As of now, one of my goals is to live my life, not become a burden to anyone else and to my own self, and do... awesome things; further refining of my Psychic and Magickal abilities, doing my best at school, honing the power of my memory to achieve a training-obtained Eidetic Memory/Powerful Memorization skills, then doing some recreational activities from time to time, albeit a bit on the non-spiritual side such as arts, music, games, etc., since I feel that these are one of the steps that will help me make myself worthy of my own, self-love once again, and I do need time to recover from the self-hate I had a few months ago.

So anyway, right now, according to the info I provided above, these are the only factors I can think of regarding this pressure on the top of my head and I am researching this for a few weeks now and google keeps displaying results regarding "Kundalini Symptom"... but right now I want to gather as much info and insight as much as possible from other sources so I thought of posting here...

Is this really what they call the Kundalini Symptom? Like, is my Kundalini really rising up right now and I am beginning to feel physical symptoms of it? Also about the headache that followed 2 days ago (which is also the first time it happened after the day I consistently felt this top-of-head pressure), is it normal? I read somewhere in the internet that it is like what happens due to Kundalini rewiring my brain or something like that?

And how do I know if I am having a Kundalini Symptom and not... some sort of a brain disease now? I wanna know for now how to differentiate the two as well before I go and ask my mother to take me to the hospital to have a CT Scan (which is quite costly and might cause my mother to be unnecessarily worried).

Lastly, what is the best thing to do while I am undergoing in this Kundalini Rising event in my life (if that is really what's happening); and things such as some nice Energy Development-related work to do and etc.?

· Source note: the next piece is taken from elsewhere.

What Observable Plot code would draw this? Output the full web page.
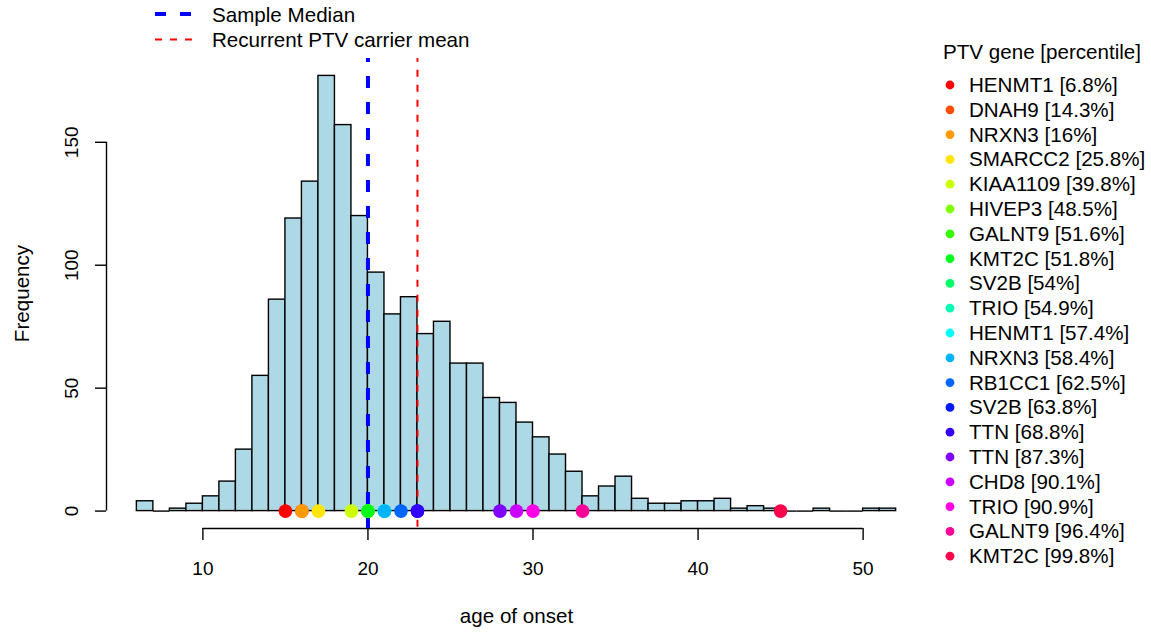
<!DOCTYPE html>
<html>
<head>
<meta charset="utf-8">
<script src="https://cdn.jsdelivr.net/npm/d3@7"></script>
<script src="https://cdn.jsdelivr.net/npm/@observablehq/plot@0.6"></script>
<style>
  body { margin: 0; background: #fff; }
  #wrap { position: relative; width: 1151px; height: 632px; font-family: "Liberation Sans", Arial, Helvetica, sans-serif; }
  #wrap svg.overlay { position: absolute; left: 0; top: 0; pointer-events: none; }
</style>
</head>
<body>
<div id="wrap"></div>
<script>
// ---- data ----
const binStarts = [6,7,8,9,10,11,12,13,14,15,16,17,18,19,20,21,22,23,24,25,26,27,28,29,30,31,32,33,34,35,36,37,38,39,40,41,42,43,44,45,46,47,48,49,50,51];
const counts    = [4,0,1,3,6,12,25,55,86,119,134,177,157,120,97,80,87,72,77,60,60,46,44,36,30,23,16,6,10,14,5,3,3,4,4,5,1,2,1,0,0,1,0,0,1,1];

const geneNames = ["HENMT1","DNAH9","NRXN3","SMARCC2","KIAA1109","HIVEP3","GALNT9","KMT2C","SV2B","TRIO","HENMT1","NRXN3","RB1CC1","SV2B","TTN","TTN","CHD8","TRIO","GALNT9","KMT2C"];
const genePercentiles = [6.8,14.3,16,25.8,39.8,48.5,51.6,51.8,54,54.9,57.4,58.4,62.5,63.8,68.8,87.3,90.1,90.9,96.4,99.8];
const geneAges = [15,16,16,17,19,20,20,20,21,21,21,21,22,23,23,28,29,30,33,45];
const geneColors = ["#FF0000","#FF4D00","#FF9900","#FFE500","#CCFF00","#80FF00","#33FF00","#00FF19","#00FF66","#00FFB2","#00FFFF","#00B3FF","#0066FF","#001AFF","#3300FF","#7F00FF","#CC00FF","#FF00E6","#FF0099","#FF004D"];

const xTicks = [10,20,30,40,50];
const yTicks = [0,50,100,150];
const sampleMedian = 20;
const carrierMean = 23;

const legendTitle = "PTV gene [percentile]";
const lineLegendLabels = ["Sample Median","Recurrent PTV carrier mean"];
const xLabel = "age of onset";
const yLabel = "Frequency";

// ---- derived tables ----
const bins = binStarts.map((s, i) => ({x1: s, x2: s + 1, count: counts[i]}));
const genes = geneNames.map((n, i) => ({name: n, pct: genePercentiles[i], age: geneAges[i], color: geneColors[i]}));

const xLo = d3.min(binStarts), xHi = d3.max(binStarts) + 1;
const xPad = (xHi - xLo) * 0.04;
const yMax = d3.max(counts), yPad = yMax * 0.04;

const FONT = '"Liberation Sans", Arial, Helvetica, sans-serif';

const chart = Plot.plot({
  width: 1151,
  height: 632,
  marginLeft: 106,
  marginRight: 225,
  marginTop: 58,
  marginBottom: 104,
  x: {domain: [xLo - xPad, xHi + xPad]},
  y: {domain: [-yPad, yMax + yPad]},
  color: {type: "identity"},
  style: {fontFamily: FONT, fontSize: "19px", background: "#fff", color: "#000"},
  marks: [
    Plot.rect(bins, {x1: "x1", x2: "x2", y1: 0, y2: "count", fill: "#ADD8E6", stroke: "#000", strokeWidth: 1.4, inset: 0}),
    Plot.ruleY(bins.filter(b => b.count === 0), {y: "count", x1: "x1", x2: "x2", stroke: "#000", strokeWidth: 1.4}),
    Plot.ruleX([sampleMedian], {x: d => d, y1: -yPad, y2: yMax + yPad, stroke: "#0000FF", strokeWidth: 4, strokeDasharray: "12,14", strokeDashoffset: 2}),
    Plot.ruleX([carrierMean], {x: d => d, y1: -yPad, y2: yMax + yPad, stroke: "#FF0000", strokeWidth: 2, strokeDasharray: "7,8", strokeDashoffset: 13.7}),
    Plot.dot(genes, {x: "age", y: 0, r: 6.8, fill: "color", stroke: null}),
    // axes
    Plot.ruleY([-yPad], {x1: d3.min(xTicks), x2: d3.max(xTicks), stroke: "#000", strokeWidth: 1.4}),
    Plot.ruleX([xLo - xPad], {y1: d3.min(yTicks), y2: d3.max(yTicks), stroke: "#000", strokeWidth: 1.4}),
    Plot.axisX({ticks: xTicks, tickSize: 12, fill: "none", label: null, strokeWidth: 1.4}),
    Plot.axisY({ticks: yTicks, tickSize: 11, fill: "none", label: null, strokeWidth: 1.4}),
    Plot.text(xTicks, {x: d => d, text: d => String(d), frameAnchor: "bottom", dy: 46, lineAnchor: "bottom", fontSize: 19}),
    Plot.text(yTicks, {y: d => d, text: d => String(d), frameAnchor: "left", dx: -29, rotate: -90, textAnchor: "middle", lineAnchor: "bottom", fontSize: 19}),
    Plot.text([yLabel], {text: d => d, frameAnchor: "left", dx: -78, rotate: -90, textAnchor: "middle", lineAnchor: "bottom", fontSize: 20.6}),
    Plot.text([xLabel], {text: d => d, frameAnchor: "bottom", dy: 94, lineAnchor: "bottom", fontSize: 20.6})
  ]
});

const wrap = document.getElementById("wrap");
wrap.appendChild(chart);

// ---- legends (overlay) ----
const ov = d3.select(wrap).append("svg")
  .attr("class", "overlay")
  .attr("width", 1151).attr("height", 632)
  .style("font-family", FONT).style("font-size", "20.6px");

// top line legend
const lineStyles = [
  {stroke: "#0000FF", width: 4, dash: "11,14"},
  {stroke: "#FF0000", width: 2, dash: "7,8"}
];
lineLegendLabels.forEach((lab, i) => {
  const cy = 14 + i * 25.5;
  ov.append("line").attr("x1", 155).attr("x2", 193).attr("y1", cy).attr("y2", cy)
    .attr("stroke", lineStyles[i].stroke).attr("stroke-width", lineStyles[i].width)
    .attr("stroke-dasharray", lineStyles[i].dash);
  ov.append("text").attr("x", 212).attr("y", cy + 7.5).attr("fill", "#000").text(lab);
});

// right gene legend
ov.append("text").attr("x", 943).attr("y", 59).attr("fill", "#000").text(legendTitle);
genes.forEach((g, i) => {
  const cy = 85 + i * 24.8;
  ov.append("circle").attr("cx", 950).attr("cy", cy).attr("r", 4.4).attr("fill", g.color);
  ov.append("text").attr("x", 969).attr("y", cy + 7).attr("fill", "#000").text(`${g.name} [${g.pct}%]`);
});
</script>
</body>
</html>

P.S. I did a little bit of research about the causes of brain tumors and all I found with my limited searching was: "Radiation to the head.
An inherited (genetic) risk. HIV infection. Cigarette smoking. Environmental toxins (for example, chemicals used in oil refineries, embalming chemicals, rubber industry chemicals)", I do not have nor experienced the first three causes said here, as for cigarette smoking I do not and will never smoke (the smell is just actually very disgusting for me, it even beats the smell we were once exposed to during our nursing training in the delivery room of a local hospital), but sometimes, year by year, I kept on encountering unruly public transportation drivers who smoke (despite the local law prohibiting smoking in this city and with a "No Smoking" sticker inside their vehicle) and I inhale the disgusting smoke they spew as a result, but I do my best to minimize the inhalation... but it makes me want to punch them in the face whenever that happens to be honest. Then for environmental toxins, I am also not exposed to those things, except maybe my everyday exposure to vehicle smoke since I have to go to school and stuff, and I often have to commute, but I don't know if those vehicle smoke counts.

Anyway sorry for the long post, I just feel like giving as much detail as I can since brain tumors are a no-no for me and I made it a goal to continue living, I would surely hate myself in the afterlife if I am to die without even attaining my goals now, so I have to keep this life, that has been saved many times, safe and use it well to attain my goals, one of which also involves being able to help a lot of other people in the process.